New Delhi: The sad truth is that the Americans got what they chiefly wanted from the two plus two dialogue, namely the Communications Compatibility and Security Agreement or COMCASA, while the Indian side neither desired nor gained anything in return. The Americans cannot be blamed for the one-sided show. Messrs Michael Pompeo and James Mattis knew exactly what they wanted. They came to India with well-prepared briefs. As usual, the Indian side carried the equivalent of blank slates to the dialogue. Sushma Swaraj (the most hapless foreign minister the country has seen in decades) and Nirmala Sitaraman (po-faced as ever) diligently filled in whatever was required by Washington. In parting, the Americans threw in some words of praise for the hosts. The Indian side duly exaggerated them and fed the lot to the ever-hungry press, which loyally emblazoned the embroideries in headlines. COMCASA has interoperability written all over it which the Narendra Modi government chooses not to see. COMCASA was inevitable. If not now, it had to be signed in the next couple of years. A growing alliance with the United States brings its own logic. What’s galling is that India capitulated without even the pretence of a fight; and thereby hangs a tale.

India approached the two plus two dialogue with two extraneous issues. The first is Iran oil imports which must reduce to zero by 4 November for India to avoid facing US secondary sanctions related to Iran. The second is the S-400 Russian air defence system whose acquisition has become a prestige issue for the Indian military going beyond its sound performance in Syria. Did India bring up US-India-specific issues in the two plus two? None of importance as far as one can tell. This magazine had warned against approaching the dialogue unprepared. And Pompeo had made it clear en route to India that S-400 and Iran were not central to the two plus two. The Modi government, however, refused to believe anything other than its own narrative that US waivers for S-400 and Iran oil were on course. In the end, it came to nothing. Pompeo firmly said no decisions were taken on either issue, and as likely as not none will be taken to benefit India’s sensitive trades with Iran and Russia.
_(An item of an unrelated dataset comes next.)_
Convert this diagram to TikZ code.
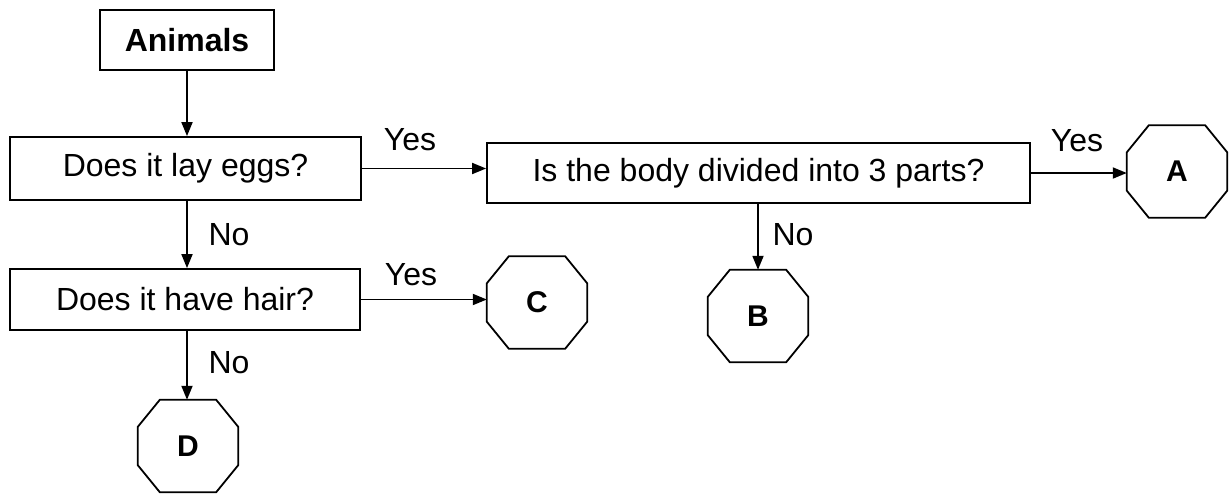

The iron logic of COMCASA is that it will enmesh India deeper in the worldwide US security system. How much India benefits from COMCASA will depend on India’s contribution to US security efforts worldwide. Since these are negligible currently and likely to remain so in the foreseeable future, the spinoffs for India from COMCASA should also be modest. But with COMCASA signed and sealed, the United States will push India for the purchase of big-ticket weapons systems and simultaneously dissuade it from looking at Russian and other non-US alternatives. As of now, therefore, it appears rather remote that the United States should agree to the Indian purchase of S-400. The closer India and the United States get, the more distance it will put with Russia. Indeed, there may come a time when the Russians could develop reservations about selling strategic equipment to India.

The American side at the two plus two dialogue also virtually closed the Iran option. Paying lip-service to India’s predicament does not mean endorsing India’s ties with Iran. In all likelihood, the United States will adhere to the November deadline and punish countries that do not fall in line. It could facilitate alternative sources but at the cost of pricing and sovereignty. The Indian government is unrealistically hopeful of a US change of heart. But why should that happen? To preserve India’s strategic partnership? But that is scarcely strengthened, to play the devil’s advocate, if India trades with a US foe. The same argument applies to the Chabahar project. The United States considers Iran to be playing an insidious role in Afghanistan supported by Russia, China and elements of the Pakistan military. In the circumstances how can it countenance an Iranian logistical link to Afghanistan ostensibly controlled by India but over which it will have little true oversight powers?

The power differential between the United States and India often warps the outcome of dialogues. With the state of the world being what it is, India stands everything to lose by aligning itself with the authoritarian bloc led by China and Russia. That leaves the West and particularly the United States as the only worthwhile options. Still, it would have been respectable for India to put up a fight for COMCASA and gain concessions from the United States. For that, it had to be prepared, and it was not. But now that COMCASA is a reality, India has to re-imagine relations with the United States and realize them. It has also to revisit Non-Alignment and see how it can be salvaged without wrecking relations with the United States. Meanwhile, relations with Russia are unlikely to return to the old footing, while enmities with China will deepen. These in themselves represent tectonic shifts which require the fullest study and understanding in India. On them rests the future success of India’s geopolitics.